Fuels

Illinois Officials Investigating 'Widespread Cheating'

Report alleges "pervasive" underreporting of taxes by state's gas station operators

SPRINGFIELD, Ill. -- More than one-fourth of Illinois gas station operators have underreported the amount of fuel they sell, according to the Chicago Tribune, which said that this allows them to keep millions of dollars in sales tax owed to the state. Within the last 18 months, grand juries have indicted 14 Illinois station operators on charges of illegally withholding a portion of the sales taxes customers paid at the pump, the report said.

The Illinois Department of Revenue has identified 651 operators who have allegedly cheated the state, the newspaper reported.

Officials said they have recouped $54 million in back sales taxes, interest and penalties, most through settlements or after violators came forward under the threat of greater penalties.

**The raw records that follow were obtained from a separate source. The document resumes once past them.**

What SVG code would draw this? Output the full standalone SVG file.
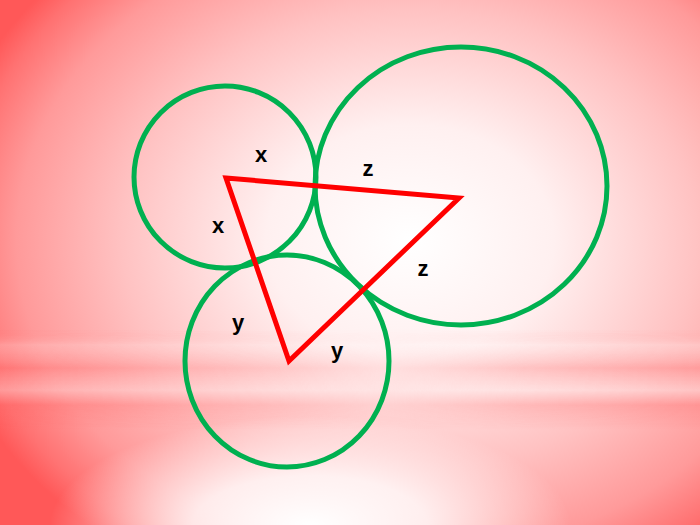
<svg xmlns="http://www.w3.org/2000/svg" width="700" height="525" viewBox="0 0 700 525">
<defs>
<radialGradient id="bg" gradientUnits="userSpaceOnUse" cx="410" cy="240" r="480" gradientTransform="translate(410 240) scale(1 0.8) translate(-410 -240)">
<stop offset="0" stop-color="#ffffff"/>
<stop offset="0.3" stop-color="#fff0f0"/>
<stop offset="0.6" stop-color="#ffc2c2"/>
<stop offset="0.82" stop-color="#ff9a9a"/>
<stop offset="0.94" stop-color="#ff7272"/>
<stop offset="1" stop-color="#ff5858"/>
</radialGradient>
<radialGradient id="glow" gradientUnits="userSpaceOnUse" cx="310" cy="525" r="260" gradientTransform="translate(310 525) scale(1 0.42) translate(-310 -525)">
<stop offset="0" stop-color="#ffffff" stop-opacity="1"/>
<stop offset="0.45" stop-color="#ffffff" stop-opacity="0.8"/>
<stop offset="1" stop-color="#ffffff" stop-opacity="0"/>
</radialGradient>
<linearGradient id="band" x1="0" y1="330" x2="0" y2="430" gradientUnits="userSpaceOnUse">
<stop offset="0" stop-color="#ff6060" stop-opacity="0"/>
<stop offset="0.15" stop-color="#ffffff" stop-opacity="0.2"/>
<stop offset="0.38" stop-color="#ff6a6a" stop-opacity="0.3"/>
<stop offset="0.6" stop-color="#ffffff" stop-opacity="0.28"/>
<stop offset="0.75" stop-color="#ff6060" stop-opacity="0.28"/>
<stop offset="1" stop-color="#ff6060" stop-opacity="0"/>
</linearGradient>
<linearGradient id="bandfade" x1="0" y1="0" x2="700" y2="0" gradientUnits="userSpaceOnUse">
<stop offset="0" stop-color="#fff" stop-opacity="1"/>
<stop offset="0.4" stop-color="#fff" stop-opacity="0.6"/>
<stop offset="0.55" stop-color="#fff" stop-opacity="0.3"/>
<stop offset="0.75" stop-color="#fff" stop-opacity="0.8"/>
<stop offset="1" stop-color="#fff" stop-opacity="1"/>
</linearGradient>
<mask id="bm"><rect x="0" y="320" width="700" height="120" fill="url(#bandfade)"/></mask>
<style>
.ring{fill:none;stroke:#00b050;stroke-width:5}
.tri{fill:none;stroke:#ff0000;stroke-width:5;stroke-linejoin:miter}
.lbl{font-family:"Liberation Sans",Arial,sans-serif;font-weight:bold;font-size:22px;fill:#000;text-anchor:middle}
</style>
</defs>
<g id="background">
<rect width="700" height="525" fill="url(#bg)"/>
<rect x="0" y="320" width="700" height="120" fill="url(#band)" mask="url(#bm)"/>
<rect width="700" height="525" fill="url(#glow)"/>
</g>
<g id="circle-x"><circle class="ring" cx="225" cy="177" r="91"/></g>
<g id="circle-z"><ellipse class="ring" cx="461" cy="186" rx="146" ry="139"/></g>
<g id="circle-y"><ellipse class="ring" cx="287" cy="361" rx="102" ry="106"/></g>
<g id="connectors">
<polygon class="tri" points="226,178 459,198 289,361"/>
</g>
<g id="labels">
<text class="lbl" x="261" y="162">x</text>
<text class="lbl" x="218" y="233">x</text>
<text class="lbl" x="368" y="176">z</text>
<text class="lbl" x="423" y="276">z</text>
<text class="lbl" x="238" y="330">y</text>
<text class="lbl" x="337" y="358">y</text>
</g>
</svg>
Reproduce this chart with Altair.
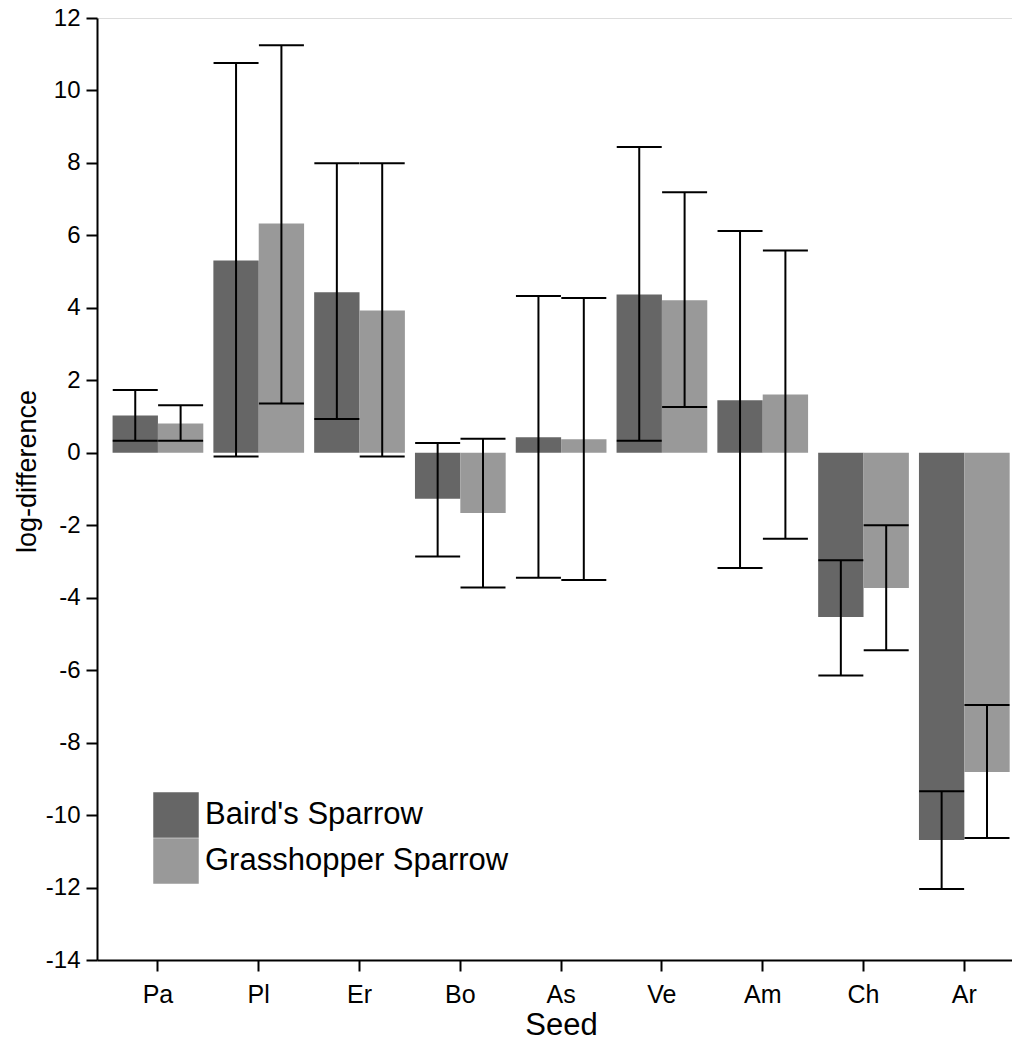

Illinois law prohibits the state from disclosing the names of the nonindicted operators, but the numbers reveal that 27% of the state's approximately 2,400 operators had underreported their sales at some point during the last four years, said the Tribune.

Attorney general Lisa Madigan and Department of Revenue director Brian Hamer told the paper that they are not finished investigating the "pervasive" abuse, with Hamer's office set to embark on a third wave of audits.

"I think it's certainly the case that the industry knows that we're on to the widespread cheating," Hamer told the Tribune. "We have noticed in many cases where gas stations have suddenly increased their monthly remittances to the Department of Revenue, in some cases in dramatic fashion."

Of the 14 indicted operators, five have pleaded guilty to tax fraud or failing to keep financial records, said the report. Some also have agreed to testify against two tax preparers, Naveed Ahmed, a CPA, and his brother, Asif Waheed, who are accused of assisting six station operators in attempting to evade $5 million in taxes. Madigan's office is prosecuting these cases.

Madigan is prosecuting Jameel Muzaffar, who leased the Mobil station and was accused of pocketing sales taxes from November 2007 to December 2008. He fled the country a few weeks before his September 2010 arraignment, his attorney, Paul Vanni, told the paper.

The three-year investigation began with tips from distributors who also operated stations and couldn't understand how their rivals were selling fuel so cheaply. As distributors, they would know roughly how much it cost each operator to buy the gasoline.

"There are gas wars where people lower the price to stimulate their business, but this lowering went on for months, years at a time," William Fleischli, executive vice president of the Illinois Petroleum Marketers Association, told the paper. "And [members] also did their own inquiries. I don't know what they did, but they were convinced there was cheating going on."

Madigan's spokesperson, Natalie Bauer, said it would have been physically impossible for the stations' sales records to be truthful. "According to the reports, these gas station operators claimed to have bought all of this gas through a distributor that ultimately they didn't sell," she told the paper. "If that were true, the gas stations would be overflowing with gasoline. It would be flowing down the street."

Hamer said that believes the cheating has been going on for some time, but peaked in 2008 when gasoline prices "went through the roof." Fleischli's theory is that the cheaters used the scam to boost their overall business. Lower prices would drive more traffic into a station's car wash or convenience store. But in "many cases," Hamer said, his auditors found operators stealing taxes on the sale of store items, too.